Snake and scorpion wine | China and Vietnam
One of the most searched-for aphrodisiacs on the internet is snake or scorpion wine. This tipple originated from China and Vietnam, but over the years it has become increasingly popular around many parts of the globe. The process of making the wine is a little gross, I’m afraid. First, a venomous snake or a scorpion – depending on what you fancy – is added to a jar of rice wine, along with smaller snakes, and other tiny insects. The snake or scorpion is left to ferment, which allows time for its poison to become ineffective. It is said that this traditional drink not only helps your libido, but can also help back pain and rheumatism too – although, I’m not sure if that’s scientifically proven.
Ambergris | Middle East and China
The word “ambergris” sounds very delicate, and quite nice, but don’t be fooled, because it is not. This odd looking thing is a waxy substance produced by the digestive system of a sperm whale. When ambergris is fresh, it is said to have a faecal smell, but as it ages, it is said that the odour becomes sweet. Ambergris used to be really popular within the perfume industry, because of its ability to retain scent, but it has largely been replaced with synthetics.

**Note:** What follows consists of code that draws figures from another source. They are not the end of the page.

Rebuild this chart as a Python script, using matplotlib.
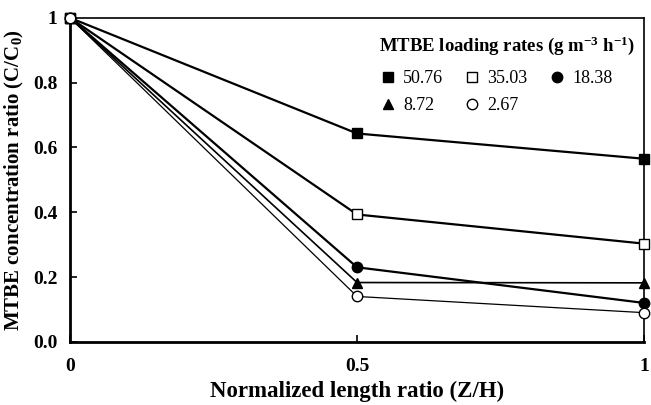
import matplotlib.pyplot as plt
from matplotlib.ticker import FixedLocator, FixedFormatter

plt.rcParams['font.family'] = ['Liberation Serif', 'DejaVu Serif']

# data
z_ratio = [0, 0.5, 1]
rates = ['50.76', '35.03', '18.38', '8.72', '2.67']
c_5076 = [1.0, 0.643, 0.565]
c_3503 = [1.0, 0.393, 0.303]
c_1838 = [1.0, 0.230, 0.120]
c_872 = [1.0, 0.183, 0.182]
c_267 = [1.0, 0.140, 0.090]

series = [c_5076, c_3503, c_1838, c_872, c_267]
markers = ['s', 's', 'o', '^', 'o']
faces = ['black', 'white', 'black', 'black', 'white']
widths = [1.6, 1.6, 1.6, 1.2, 0.9]

fig = plt.figure(figsize=(6.51, 4.05), dpi=100)
ax = fig.add_axes([0.1075, 0.156, 0.882, 0.800])

handles = []
for vals, lab, m, fc, lw in zip(series, rates, markers, faces, widths):
    h, = ax.plot(z_ratio, vals, color='black', lw=lw, marker=m, markersize=7.5,
                 markerfacecolor=fc, markeredgecolor='black', markeredgewidth=1.0,
                 label=lab, clip_on=False, zorder=3)
    handles.append(h)

ax.set_xlim(0, 1)
ax.set_ylim(0, 1)
ax.xaxis.set_major_locator(FixedLocator([0, 0.5, 1]))
ax.xaxis.set_major_formatter(FixedFormatter(['0', '0.5', '1']))
ax.yaxis.set_major_locator(FixedLocator([0, 0.2, 0.4, 0.6, 0.8, 1.0]))
ax.yaxis.set_major_formatter(FixedFormatter(['0.0', '0.2', '0.4', '0.6', '0.8', '1']))
ax.tick_params(direction='in', length=5, width=1.2, labelsize=14)
ax.tick_params(axis='x', pad=12)
ax.tick_params(axis='y', pad=9)
for t in ax.get_xticklabels() + ax.get_yticklabels():
    t.set_fontweight('bold')
for s in ax.spines.values():
    s.set_linewidth(1.2)
ax.spines['left'].set_linewidth(2)
ax.spines['bottom'].set_linewidth(2)

ax.set_xlabel('Normalized length ratio (Z/H)', fontsize=16.5, fontweight='bold', labelpad=4)
ax.set_ylabel('MTBE concentration ratio (C/C$\\mathregular{_0}$)', fontsize=15,
              fontweight='bold', labelpad=5)

order = [0, 3, 1, 4, 2]
leg = ax.legend([handles[i] for i in order], [rates[i] for i in order], ncol=3,
                loc='upper right', bbox_to_anchor=(1.012, 1.0), frameon=False,
                fontsize=13, handlelength=1.0, handletextpad=0.35, columnspacing=1.1,
                labelspacing=0.55,
                title='MTBE loading rates (g m$\\mathregular{^{-3}}$ h$\\mathregular{^{-1}}$)',
                title_fontproperties={'weight': 'bold', 'size': 13.5})
for lh in leg.legend_handles:
    lh.set_linestyle('')
leg._legend_box.align = 'left'
leg._legend_box.sep = 10

fig.savefig('out.png', dpi=100)
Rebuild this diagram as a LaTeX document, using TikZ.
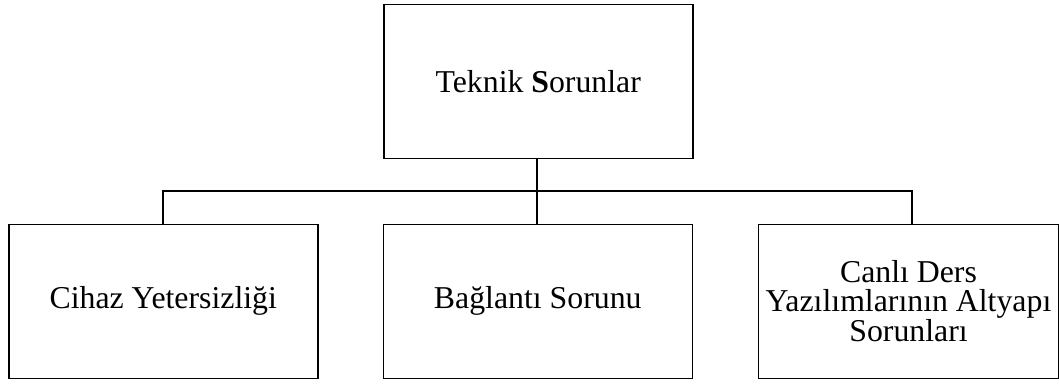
\documentclass[tikz,border=0pt]{standalone}
\usepackage{fontspec}
\setmainfont{Liberation Serif}
\begin{document}
\begin{tikzpicture}[x=1pt,y=-1pt,
  box/.style={draw=black,line width=1.5pt,minimum width=309pt,minimum height=154pt,inner sep=0pt,align=center,font=\fontsize{31.8}{28.6}\selectfont,anchor=north west},
  conn/.style={draw=black,line width=1.5pt}]
\useasboundingbox (0,0) rectangle (1059,383);
\node[box] (top) at (383,3.5) {Teknik \textbf{S}orunlar};
\node[box] (b1) at (8,223.5) {Cihaz Yetersizliği};
\node[box] (b2) at (382.5,223.5) {Bağlantı Sorunu};
\node[box,minimum width=300.5pt] (b3) at (757.5,223.5) {Canlı Ders\\Yazılımlarının Altyapı\\Sorunları};
\coordinate (j) at (537,191);
\draw[conn] (top.south -| j) -- (b2.north -| j);
\draw[conn] (b1.north -| 163,0) -- (163,191) -- (912,191) -- (b3.north -| 912,0);
\end{tikzpicture}
\end{document}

The aphrodisiac rumour began in the Middle East and China, but it did make its way around Europe too. To use this substance to increase libido, it would be added to food for flavouring, or put on to the skin to help release pheromones.
Green M&M’s | United States
You’ve probably heard of the little blue pill, but what about the little green M&M? Apparently, this rumour started out on college campuses in America during the sixties, and it is still believed today, although nobody really knows why they increase libido. It has been said that the colour green is associated with fertility, which helps us get in the mood. It has also been suggested that because green is an environmentally friendly colour, we find it rather sexy – which makes me feel a little uncomfortable about the Green Cross Code guy. Lastly, it is believed that this whole rumour was just started by some horny college kids, and it is actually a placebo! But who cares!? If it works then so be it! Back in 2008 and 2009, M&M’s decided to use the aphrodisiac rumour to their advantage, and sold small bags of green M&M’s around Valentine’s Day. How romantic.
Bull testicle soup | Philippines and around southeast Asia
Popular in the Philippines, but found all across southeast Asia, this delicacy is something you probably wouldn’t order in a restaurant unless you wanted an I’m a Celebrity… Get Me Out of Here! experience. The soup includes onions, carrots, broth, and of course, bulls testicles (it sounded alright up until that last ingredient, didn’t it?). I won’t go into detail about how it is prepared, for obvious reasons, but it doesn’t sound nice. I’m not quite sure how munching down on a bull’s testicle can put you in the mood, but apparently it makes you an animal in the bedroom. Probably not until you’ve washed your mouth out several times, though… Just a word of warning if you’re travelling to this part of the world, the soup is also known as “soup number five”, so double-check the ingredients before you order… unless you do actually want to try this.